>> START

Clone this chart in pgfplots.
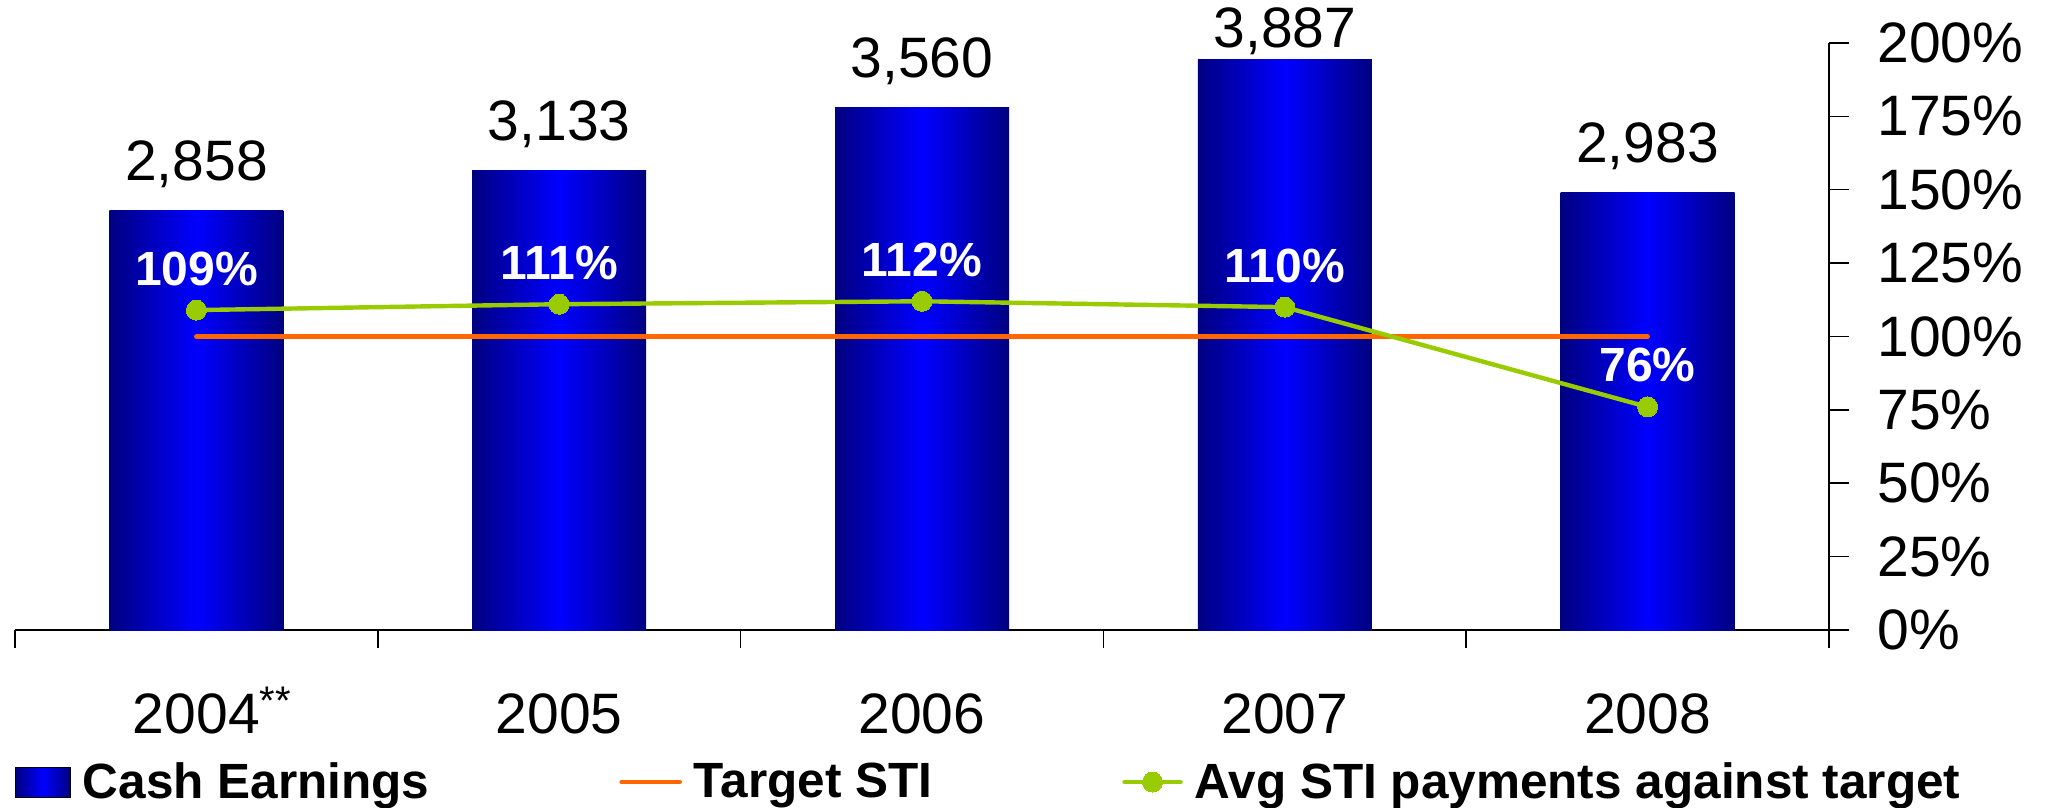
\documentclass[border=0pt]{standalone}
\usepackage{fontspec}
\setmainfont{Liberation Sans}
\usepackage{pgfplots}
\usepackage{pgfplotstable}
\pgfplotsset{compat=1.18}
\pgfplotsset{/pgf/number format/assume math mode=true}

\definecolor{barDark}{RGB}{0,0,128}
\definecolor{barLight}{RGB}{0,0,255}
\definecolor{targetOrange}{RGB}{255,102,0}
\definecolor{avgGreen}{RGB}{153,204,0}

% cash earnings per year; off = gap between bar top and its value label (pt)
\pgfplotstableread{
x val off
0 2858 15
1 3133 15
2 3560 15
3 3887 6
4 2983 15
}\cashtbl

\newcommand{\bigfont}{\fontsize{28.5}{34}\selectfont}

\begin{document}
\begin{tikzpicture}
% bars on the hidden left scale
\begin{axis}[
  scale only axis, width=907pt, height=293.5pt,
  xmin=-0.5, xmax=4.5, ymin=0, ymax=4000,
  enlargelimits=false, clip=false,
  axis x line*=bottom, hide y axis,
  axis line style={black, line width=0.75pt},
  every tick/.style={black, line width=0.75pt},
  tick align=outside,
  xtick={0,1,2,3,4},
  xticklabels={2004\rlap{\textsuperscript{**}},2005,2006,2007,2008},
  major tick length=0pt,
  minor xtick={-0.5,0.5,1.5,2.5,3.5,4.5},
  minor tick length=9pt,
  xticklabel style={font=\bigfont, anchor=base, inner sep=0pt, yshift=-51.5pt},
]
% one plot per year so that every bar gets its own left-to-right shading
\pgfplotsinvokeforeach{0,1,2,3,4}{
\addplot[ybar, bar width=87pt, bar shift=0pt, draw=none,
  left color=barDark, right color=barDark, middle color=barLight,
  restrict x to domain=#1:#1,
  nodes near coords,
  visualization depends on={\thisrow{off} \as \lbloff},
  every node near coord/.append style={font=\bigfont, text=black,
    anchor=base, inner sep=0pt, yshift=\lbloff pt,
    fill opacity=0, text opacity=1},
] table[x=x, y=val] {\cashtbl};
}
\end{axis}

% percentages on the right scale
\begin{axis}[
  scale only axis, width=907pt, height=293.5pt,
  xmin=-0.5, xmax=4.5, ymin=0, ymax=200,
  enlargelimits=false, clip=false,
  hide x axis, axis y line*=right,
  axis line style={black, line width=0.75pt},
  every tick/.style={black, line width=0.75pt},
  tick align=outside, major tick length=10pt,
  ytick={0,25,...,200},
  yticklabel={\pgfmathprintnumber{\tick}\%},
  yticklabel style={font=\bigfont, inner sep=0pt, anchor=west, xshift=14pt},
  legend columns=3,
  legend cell align=left,
  legend style={draw=none, fill=none, at={(0,-0.259)}, anchor=west,
    inner sep=0pt, outer sep=0pt,
    font=\bfseries\fontsize{24.75}{30}\selectfont,
    nodes={inner sep=0pt},
    /tikz/every odd column/.append style={column sep=6pt},
    /tikz/every even column/.append style={column sep=95pt}},
]
\addlegendimage{legend image code/.code={
  \fill[left color=barDark, right color=barDark, middle color=barLight]
    (0pt,-7.5pt) rectangle (27.5pt,7.5pt);}}
\addlegendentry{Cash Earnings}

\addplot[targetOrange, line width=2.3pt, line cap=round, no marks,
  legend image code/.code={\draw[targetOrange, line width=2.3pt, line cap=round]
    (0pt,0pt) -- (29pt,0pt);}]
  coordinates {(0,100) (1,100) (2,100) (3,100) (4,100)};
\addlegendentry{Target STI}

\addplot[avgGreen, line width=2.2pt, line cap=round,
  mark=*, mark size=5pt, mark options={fill=avgGreen, draw=avgGreen, line width=0pt},
  nodes near coords={\pgfmathprintnumber{\pgfplotspointmeta}\%},
  point meta=y,
  every node near coord/.append style={font=\bfseries\fontsize{24}{29}\selectfont,
    text=white, anchor=base, inner sep=0pt, yshift=12.5pt},
  legend image code/.code={\draw[avgGreen, line width=2.2pt, line cap=round,
    mark=*, mark size=5pt, mark repeat=2, mark phase=2,
    mark options={fill=avgGreen, draw=avgGreen, line width=0pt}]
    plot coordinates {(0pt,0pt) (14pt,0pt) (28pt,0pt)};}]
  coordinates {(0,109) (1,111) (2,112) (3,110) (4,76)};
\addlegendentry{Avg STI payments against target}
\end{axis}

\path[use as bounding box]
  ([xshift=-7.5pt, yshift=-89pt]current axis.south west)
  rectangle ([xshift=111pt, yshift=21.5pt]current axis.north east);
\end{tikzpicture}
\end{document}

>> END

What is required: All of the material above should be reproduced exactly, except the pictures.

Solution for this problem:
Clone this chart in pgfplots.
\documentclass[border=0pt]{standalone}
\usepackage{fontspec}
\setmainfont{Liberation Sans}
\usepackage{pgfplots}
\usepackage{pgfplotstable}
\pgfplotsset{compat=1.18}
\pgfplotsset{/pgf/number format/assume math mode=true}

\definecolor{barDark}{RGB}{0,0,128}
\definecolor{barLight}{RGB}{0,0,255}
\definecolor{targetOrange}{RGB}{255,102,0}
\definecolor{avgGreen}{RGB}{153,204,0}

% cash earnings per year; off = gap between bar top and its value label (pt)
\pgfplotstableread{
x val off
0 2858 15
1 3133 15
2 3560 15
3 3887 6
4 2983 15
}\cashtbl

\newcommand{\bigfont}{\fontsize{28.5}{34}\selectfont}

\begin{document}
\begin{tikzpicture}
% bars on the hidden left scale
\begin{axis}[
  scale only axis, width=907pt, height=293.5pt,
  xmin=-0.5, xmax=4.5, ymin=0, ymax=4000,
  enlargelimits=false, clip=false,
  axis x line*=bottom, hide y axis,
  axis line style={black, line width=0.75pt},
  every tick/.style={black, line width=0.75pt},
  tick align=outside,
  xtick={0,1,2,3,4},
  xticklabels={2004\rlap{\textsuperscript{**}},2005,2006,2007,2008},
  major tick length=0pt,
  minor xtick={-0.5,0.5,1.5,2.5,3.5,4.5},
  minor tick length=9pt,
  xticklabel style={font=\bigfont, anchor=base, inner sep=0pt, yshift=-51.5pt},
]
% one plot per year so that every bar gets its own left-to-right shading
\pgfplotsinvokeforeach{0,1,2,3,4}{
\addplot[ybar, bar width=87pt, bar shift=0pt, draw=none,
  left color=barDark, right color=barDark, middle color=barLight,
  restrict x to domain=#1:#1,
  nodes near coords,
  visualization depends on={\thisrow{off} \as \lbloff},
  every node near coord/.append style={font=\bigfont, text=black,
    anchor=base, inner sep=0pt, yshift=\lbloff pt,
    fill opacity=0, text opacity=1},
] table[x=x, y=val] {\cashtbl};
}
\end{axis}

% percentages on the right scale
\begin{axis}[
  scale only axis, width=907pt, height=293.5pt,
  xmin=-0.5, xmax=4.5, ymin=0, ymax=200,
  enlargelimits=false, clip=false,
  hide x axis, axis y line*=right,
  axis line style={black, line width=0.75pt},
  every tick/.style={black, line width=0.75pt},
  tick align=outside, major tick length=10pt,
  ytick={0,25,...,200},
  yticklabel={\pgfmathprintnumber{\tick}\%},
  yticklabel style={font=\bigfont, inner sep=0pt, anchor=west, xshift=14pt},
  legend columns=3,
  legend cell align=left,
  legend style={draw=none, fill=none, at={(0,-0.259)}, anchor=west,
    inner sep=0pt, outer sep=0pt,
    font=\bfseries\fontsize{24.75}{30}\selectfont,
    nodes={inner sep=0pt},
    /tikz/every odd column/.append style={column sep=6pt},
    /tikz/every even column/.append style={column sep=95pt}},
]
\addlegendimage{legend image code/.code={
  \fill[left color=barDark, right color=barDark, middle color=barLight]
    (0pt,-7.5pt) rectangle (27.5pt,7.5pt);}}
\addlegendentry{Cash Earnings}

\addplot[targetOrange, line width=2.3pt, line cap=round, no marks,
  legend image code/.code={\draw[targetOrange, line width=2.3pt, line cap=round]
    (0pt,0pt) -- (29pt,0pt);}]
  coordinates {(0,100) (1,100) (2,100) (3,100) (4,100)};
\addlegendentry{Target STI}

\addplot[avgGreen, line width=2.2pt, line cap=round,
  mark=*, mark size=5pt, mark options={fill=avgGreen, draw=avgGreen, line width=0pt},
  nodes near coords={\pgfmathprintnumber{\pgfplotspointmeta}\%},
  point meta=y,
  every node near coord/.append style={font=\bfseries\fontsize{24}{29}\selectfont,
    text=white, anchor=base, inner sep=0pt, yshift=12.5pt},
  legend image code/.code={\draw[avgGreen, line width=2.2pt, line cap=round,
    mark=*, mark size=5pt, mark repeat=2, mark phase=2,
    mark options={fill=avgGreen, draw=avgGreen, line width=0pt}]
    plot coordinates {(0pt,0pt) (14pt,0pt) (28pt,0pt)};}]
  coordinates {(0,109) (1,111) (2,112) (3,110) (4,76)};
\addlegendentry{Avg STI payments against target}
\end{axis}

\path[use as bounding box]
  ([xshift=-7.5pt, yshift=-89pt]current axis.south west)
  rectangle ([xshift=111pt, yshift=21.5pt]current axis.north east);
\end{tikzpicture}
\end{document}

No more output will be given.